Top challenges facing digital transformation

"Thinking beyond a 'campaign mentality' in digital strategy efforts" ranks high as a challenge for company initiatives. To affect culture, executives must not only 'get it' but also become part of digital transformation.

by Brian Solis

Digital transformation is the act of investing in people, technology, systems, and processes to upgrade how businesses work in this digital economy. Technology is disrupting everything, but business philosophies and practices aren’t keeping pace. Now’s the time to invest in people AND technology to change perspectives and to find new ways of engaging and leading connected employees and customers.

As part of a survey on the State of Digital Transformation, we set out to surface the premier challenges facing digital transformation.

We asked survey respondents to share the different types of challenges they face, ranked as extremely significant, somewhat significant, or not a significant challenge.

At the top of the “challenges” list, changing company culture lead with 63% of respondents stating that it is extremely significant in successfully leading digital transformation efforts toward fruition.

On the flipside, only 3% felt changing culture is not a significant issue.

Company culture is the basis of digital transformation, a fact supported by both the qualitative and quantitative research my colleague Jaimy Szymanski and I conducted from 2013-2014. We learned from those leading digital transformation efforts that without openness to change, either naturally or as a specific initiative, digital transformation stalls at best or implodes at worst.

Why?

We found that even though most company cultures are open to change, they are mired in directional ambiguity or risk aversion.

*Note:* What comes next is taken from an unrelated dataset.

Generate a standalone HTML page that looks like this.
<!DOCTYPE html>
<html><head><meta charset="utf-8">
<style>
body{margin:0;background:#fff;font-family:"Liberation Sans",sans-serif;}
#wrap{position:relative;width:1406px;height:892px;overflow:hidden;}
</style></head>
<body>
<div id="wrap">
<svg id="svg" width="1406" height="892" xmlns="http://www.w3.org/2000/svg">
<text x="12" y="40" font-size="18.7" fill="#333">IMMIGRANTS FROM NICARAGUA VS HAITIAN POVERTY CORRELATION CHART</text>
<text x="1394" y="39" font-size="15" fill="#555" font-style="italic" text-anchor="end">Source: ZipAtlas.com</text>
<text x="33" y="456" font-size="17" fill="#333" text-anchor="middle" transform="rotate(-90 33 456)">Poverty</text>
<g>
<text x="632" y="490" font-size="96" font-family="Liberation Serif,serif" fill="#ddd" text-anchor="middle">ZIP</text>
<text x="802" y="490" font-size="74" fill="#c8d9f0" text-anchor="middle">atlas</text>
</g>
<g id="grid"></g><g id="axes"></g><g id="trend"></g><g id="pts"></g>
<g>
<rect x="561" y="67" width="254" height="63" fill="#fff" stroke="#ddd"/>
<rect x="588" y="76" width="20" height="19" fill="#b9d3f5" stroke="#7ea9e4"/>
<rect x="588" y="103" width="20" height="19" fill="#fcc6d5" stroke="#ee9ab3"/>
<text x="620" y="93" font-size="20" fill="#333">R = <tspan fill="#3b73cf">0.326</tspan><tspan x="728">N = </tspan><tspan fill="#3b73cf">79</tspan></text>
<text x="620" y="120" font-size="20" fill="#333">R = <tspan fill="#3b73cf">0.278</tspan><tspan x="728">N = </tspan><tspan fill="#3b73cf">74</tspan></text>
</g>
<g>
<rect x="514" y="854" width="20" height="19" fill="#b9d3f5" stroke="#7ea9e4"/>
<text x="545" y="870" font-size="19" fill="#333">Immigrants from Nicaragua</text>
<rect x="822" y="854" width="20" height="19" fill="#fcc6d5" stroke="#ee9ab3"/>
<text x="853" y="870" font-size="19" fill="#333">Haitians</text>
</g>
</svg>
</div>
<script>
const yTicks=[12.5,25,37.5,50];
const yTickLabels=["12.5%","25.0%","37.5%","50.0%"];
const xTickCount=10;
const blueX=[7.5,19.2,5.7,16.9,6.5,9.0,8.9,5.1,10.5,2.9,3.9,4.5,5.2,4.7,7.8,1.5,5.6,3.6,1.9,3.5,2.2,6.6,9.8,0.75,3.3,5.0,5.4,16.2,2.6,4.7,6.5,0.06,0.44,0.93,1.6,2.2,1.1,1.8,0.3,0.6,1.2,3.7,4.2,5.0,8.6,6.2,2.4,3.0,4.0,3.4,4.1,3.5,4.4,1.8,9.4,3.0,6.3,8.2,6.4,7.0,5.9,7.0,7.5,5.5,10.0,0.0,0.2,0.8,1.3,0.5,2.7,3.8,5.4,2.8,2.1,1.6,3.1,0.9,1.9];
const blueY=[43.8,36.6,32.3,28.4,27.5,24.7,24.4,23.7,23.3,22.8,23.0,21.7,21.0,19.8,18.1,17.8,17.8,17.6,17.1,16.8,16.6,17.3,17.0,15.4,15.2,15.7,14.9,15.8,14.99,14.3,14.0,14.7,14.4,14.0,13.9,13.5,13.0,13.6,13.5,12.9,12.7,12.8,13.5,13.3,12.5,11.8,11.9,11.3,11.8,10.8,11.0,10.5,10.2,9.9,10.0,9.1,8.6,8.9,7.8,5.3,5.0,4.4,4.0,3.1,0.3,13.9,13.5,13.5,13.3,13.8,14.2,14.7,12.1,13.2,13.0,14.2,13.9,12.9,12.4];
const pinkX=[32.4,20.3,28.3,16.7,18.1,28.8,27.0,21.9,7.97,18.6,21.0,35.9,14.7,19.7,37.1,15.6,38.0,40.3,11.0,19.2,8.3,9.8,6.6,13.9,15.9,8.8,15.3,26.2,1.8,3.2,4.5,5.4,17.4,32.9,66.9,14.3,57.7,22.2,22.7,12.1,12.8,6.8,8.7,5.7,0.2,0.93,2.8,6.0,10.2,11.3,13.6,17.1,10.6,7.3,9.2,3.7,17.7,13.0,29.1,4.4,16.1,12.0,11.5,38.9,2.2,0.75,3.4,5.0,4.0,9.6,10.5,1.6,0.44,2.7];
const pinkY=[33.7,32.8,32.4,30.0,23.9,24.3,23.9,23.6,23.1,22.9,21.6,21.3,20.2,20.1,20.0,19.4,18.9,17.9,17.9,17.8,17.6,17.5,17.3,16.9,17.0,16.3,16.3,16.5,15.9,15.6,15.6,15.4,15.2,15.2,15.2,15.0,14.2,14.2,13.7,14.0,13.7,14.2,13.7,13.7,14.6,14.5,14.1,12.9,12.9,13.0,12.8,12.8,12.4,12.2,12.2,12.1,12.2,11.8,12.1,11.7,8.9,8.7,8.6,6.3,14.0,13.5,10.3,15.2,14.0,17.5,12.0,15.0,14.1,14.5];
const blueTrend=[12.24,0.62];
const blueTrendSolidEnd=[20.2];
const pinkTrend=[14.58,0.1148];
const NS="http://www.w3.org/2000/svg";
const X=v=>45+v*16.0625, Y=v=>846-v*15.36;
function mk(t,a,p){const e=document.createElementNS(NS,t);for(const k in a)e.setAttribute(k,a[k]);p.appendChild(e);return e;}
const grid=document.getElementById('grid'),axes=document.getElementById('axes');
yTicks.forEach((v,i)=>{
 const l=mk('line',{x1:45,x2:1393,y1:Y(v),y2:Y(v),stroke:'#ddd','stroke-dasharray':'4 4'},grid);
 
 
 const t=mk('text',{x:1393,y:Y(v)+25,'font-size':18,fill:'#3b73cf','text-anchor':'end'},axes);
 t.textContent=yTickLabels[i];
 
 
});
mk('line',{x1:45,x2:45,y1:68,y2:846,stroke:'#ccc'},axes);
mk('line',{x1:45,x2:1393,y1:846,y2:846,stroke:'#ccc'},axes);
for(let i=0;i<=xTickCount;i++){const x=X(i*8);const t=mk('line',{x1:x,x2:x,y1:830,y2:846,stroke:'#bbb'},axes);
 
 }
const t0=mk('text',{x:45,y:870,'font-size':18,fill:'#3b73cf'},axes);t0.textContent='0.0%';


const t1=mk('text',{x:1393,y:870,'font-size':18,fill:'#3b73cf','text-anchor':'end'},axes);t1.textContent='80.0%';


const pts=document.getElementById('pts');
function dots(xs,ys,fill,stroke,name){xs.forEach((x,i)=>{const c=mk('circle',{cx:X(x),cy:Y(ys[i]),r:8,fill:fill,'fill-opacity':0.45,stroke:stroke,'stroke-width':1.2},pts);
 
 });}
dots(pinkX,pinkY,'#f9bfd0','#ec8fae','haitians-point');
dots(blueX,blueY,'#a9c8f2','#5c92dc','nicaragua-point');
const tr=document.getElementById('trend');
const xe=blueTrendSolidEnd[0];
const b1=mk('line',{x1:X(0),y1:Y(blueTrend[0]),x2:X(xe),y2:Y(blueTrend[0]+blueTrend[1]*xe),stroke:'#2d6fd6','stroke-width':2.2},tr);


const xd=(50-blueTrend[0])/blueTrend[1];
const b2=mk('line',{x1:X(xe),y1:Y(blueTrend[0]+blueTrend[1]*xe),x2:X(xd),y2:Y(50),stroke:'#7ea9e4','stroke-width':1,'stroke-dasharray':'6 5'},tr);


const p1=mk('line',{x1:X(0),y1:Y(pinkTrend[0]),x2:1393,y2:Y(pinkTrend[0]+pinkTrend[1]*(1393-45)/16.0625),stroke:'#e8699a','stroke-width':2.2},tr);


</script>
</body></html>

Traditional cultures can be slow to embrace change

Without executive support and leadership, culture cannot mature or adapt. This is especially true when the case for change is not partnered with a compelling business case. And that’s what’s necessary to progress and earn relevance in a digital economy.

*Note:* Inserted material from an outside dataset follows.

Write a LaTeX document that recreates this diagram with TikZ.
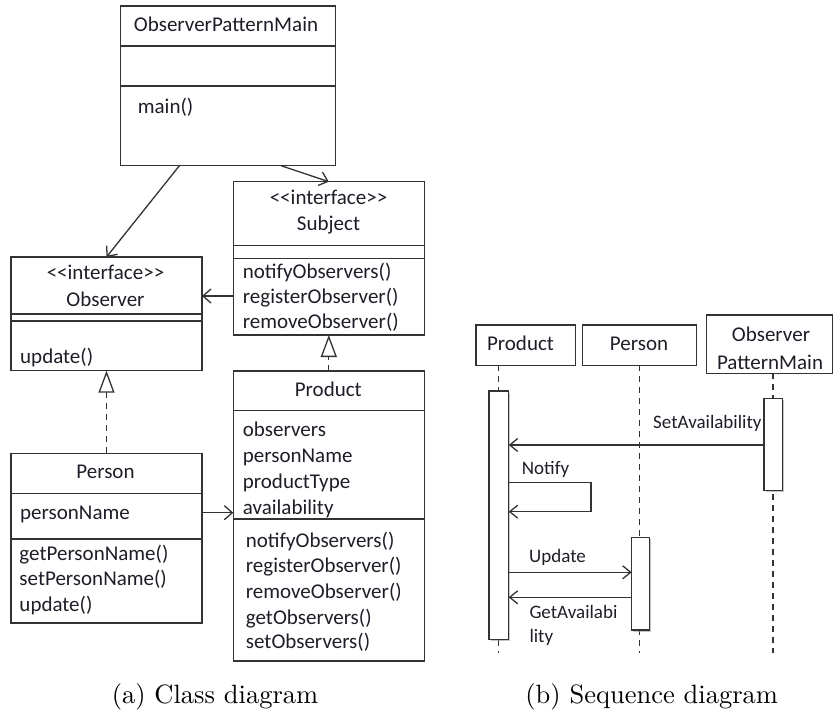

The businesses we independently surveyed and interviewed recognize that executive support is key to sanctioning change and investing in it. Earning it is referenced as a challenge at 42% (extremely) and 39% (somewhat).

To become customer-centric takes creating a culture of customer-centricity. And that takes a shift in the culture as it exists today. This is key, as culture evolves to empower people to work together in new ways to solve new problems and seize new opportunities.

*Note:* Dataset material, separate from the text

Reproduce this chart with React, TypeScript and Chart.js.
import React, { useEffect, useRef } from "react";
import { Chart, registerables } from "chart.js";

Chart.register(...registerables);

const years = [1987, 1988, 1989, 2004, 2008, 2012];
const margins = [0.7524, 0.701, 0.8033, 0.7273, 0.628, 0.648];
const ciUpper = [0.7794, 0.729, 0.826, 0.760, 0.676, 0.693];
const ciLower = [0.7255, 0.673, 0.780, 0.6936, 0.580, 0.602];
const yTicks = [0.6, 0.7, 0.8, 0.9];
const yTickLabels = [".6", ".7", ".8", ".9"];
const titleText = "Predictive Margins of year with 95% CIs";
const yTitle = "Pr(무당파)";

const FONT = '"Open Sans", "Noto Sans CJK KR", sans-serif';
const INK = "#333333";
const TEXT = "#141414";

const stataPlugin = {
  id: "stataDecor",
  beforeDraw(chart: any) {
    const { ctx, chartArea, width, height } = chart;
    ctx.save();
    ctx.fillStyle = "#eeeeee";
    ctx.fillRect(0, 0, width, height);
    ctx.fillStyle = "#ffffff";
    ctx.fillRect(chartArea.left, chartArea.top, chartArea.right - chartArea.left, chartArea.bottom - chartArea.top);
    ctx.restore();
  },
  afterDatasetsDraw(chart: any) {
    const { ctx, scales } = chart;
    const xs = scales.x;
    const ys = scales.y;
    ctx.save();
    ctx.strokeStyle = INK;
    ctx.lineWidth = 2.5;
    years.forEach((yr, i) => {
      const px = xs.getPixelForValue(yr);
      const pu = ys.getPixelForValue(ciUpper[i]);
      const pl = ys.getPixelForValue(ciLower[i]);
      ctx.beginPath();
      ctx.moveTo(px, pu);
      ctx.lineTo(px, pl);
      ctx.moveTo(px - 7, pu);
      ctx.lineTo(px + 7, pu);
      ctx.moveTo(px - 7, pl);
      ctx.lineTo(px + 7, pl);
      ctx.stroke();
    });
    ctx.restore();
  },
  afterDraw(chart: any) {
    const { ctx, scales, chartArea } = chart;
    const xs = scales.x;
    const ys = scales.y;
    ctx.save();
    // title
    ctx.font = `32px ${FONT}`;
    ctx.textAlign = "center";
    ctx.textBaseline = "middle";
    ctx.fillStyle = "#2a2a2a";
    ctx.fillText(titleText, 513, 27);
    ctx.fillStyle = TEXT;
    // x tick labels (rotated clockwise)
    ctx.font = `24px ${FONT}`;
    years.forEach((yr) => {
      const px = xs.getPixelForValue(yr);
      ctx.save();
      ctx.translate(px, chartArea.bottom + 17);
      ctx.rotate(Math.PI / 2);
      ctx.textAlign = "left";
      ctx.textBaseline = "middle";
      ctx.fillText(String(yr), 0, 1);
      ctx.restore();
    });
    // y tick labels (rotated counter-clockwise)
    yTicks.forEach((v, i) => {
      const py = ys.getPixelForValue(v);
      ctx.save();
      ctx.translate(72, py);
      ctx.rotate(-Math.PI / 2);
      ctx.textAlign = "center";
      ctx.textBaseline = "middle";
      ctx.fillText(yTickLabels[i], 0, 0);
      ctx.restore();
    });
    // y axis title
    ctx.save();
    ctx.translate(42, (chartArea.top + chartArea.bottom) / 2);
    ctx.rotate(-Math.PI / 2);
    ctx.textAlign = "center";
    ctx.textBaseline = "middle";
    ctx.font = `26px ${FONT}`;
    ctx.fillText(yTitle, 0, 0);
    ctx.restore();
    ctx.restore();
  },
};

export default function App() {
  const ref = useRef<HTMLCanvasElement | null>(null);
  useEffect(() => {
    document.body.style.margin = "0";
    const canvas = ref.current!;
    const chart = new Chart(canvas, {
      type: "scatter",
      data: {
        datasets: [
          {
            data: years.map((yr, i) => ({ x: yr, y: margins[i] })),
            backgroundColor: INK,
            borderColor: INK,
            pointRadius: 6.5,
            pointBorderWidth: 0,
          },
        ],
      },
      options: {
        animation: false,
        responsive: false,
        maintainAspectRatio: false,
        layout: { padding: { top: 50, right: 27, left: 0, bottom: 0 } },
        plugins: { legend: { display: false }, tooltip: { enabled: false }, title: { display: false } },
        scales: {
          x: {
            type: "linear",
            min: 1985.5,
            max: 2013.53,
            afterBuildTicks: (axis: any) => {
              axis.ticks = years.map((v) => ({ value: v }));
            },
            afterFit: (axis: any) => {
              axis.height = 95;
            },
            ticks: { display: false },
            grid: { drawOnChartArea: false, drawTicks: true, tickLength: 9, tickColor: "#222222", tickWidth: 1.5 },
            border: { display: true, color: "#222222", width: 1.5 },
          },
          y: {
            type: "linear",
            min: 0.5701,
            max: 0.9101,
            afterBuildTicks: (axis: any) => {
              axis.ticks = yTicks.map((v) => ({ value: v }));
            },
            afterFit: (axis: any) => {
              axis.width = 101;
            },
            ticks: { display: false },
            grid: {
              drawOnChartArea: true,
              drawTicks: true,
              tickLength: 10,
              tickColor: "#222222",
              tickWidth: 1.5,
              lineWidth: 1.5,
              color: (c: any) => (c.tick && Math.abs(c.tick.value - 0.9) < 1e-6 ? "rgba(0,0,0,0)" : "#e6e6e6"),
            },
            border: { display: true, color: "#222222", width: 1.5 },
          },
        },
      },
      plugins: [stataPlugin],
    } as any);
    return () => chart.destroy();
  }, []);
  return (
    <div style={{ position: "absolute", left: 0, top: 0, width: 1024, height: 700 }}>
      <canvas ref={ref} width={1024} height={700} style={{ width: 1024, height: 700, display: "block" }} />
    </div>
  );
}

Businesses undergoing digital transformation are each, in their own ways, creating new processes, forming new business models and teams, and investing in new technologies and systems to work in ways that are more relevant to the state and evolution of today’s markets. In doing so, they’re leveraging digital transformation to become more customer-centric and more human, and they are renewing their culture for a new generation of customers and employees.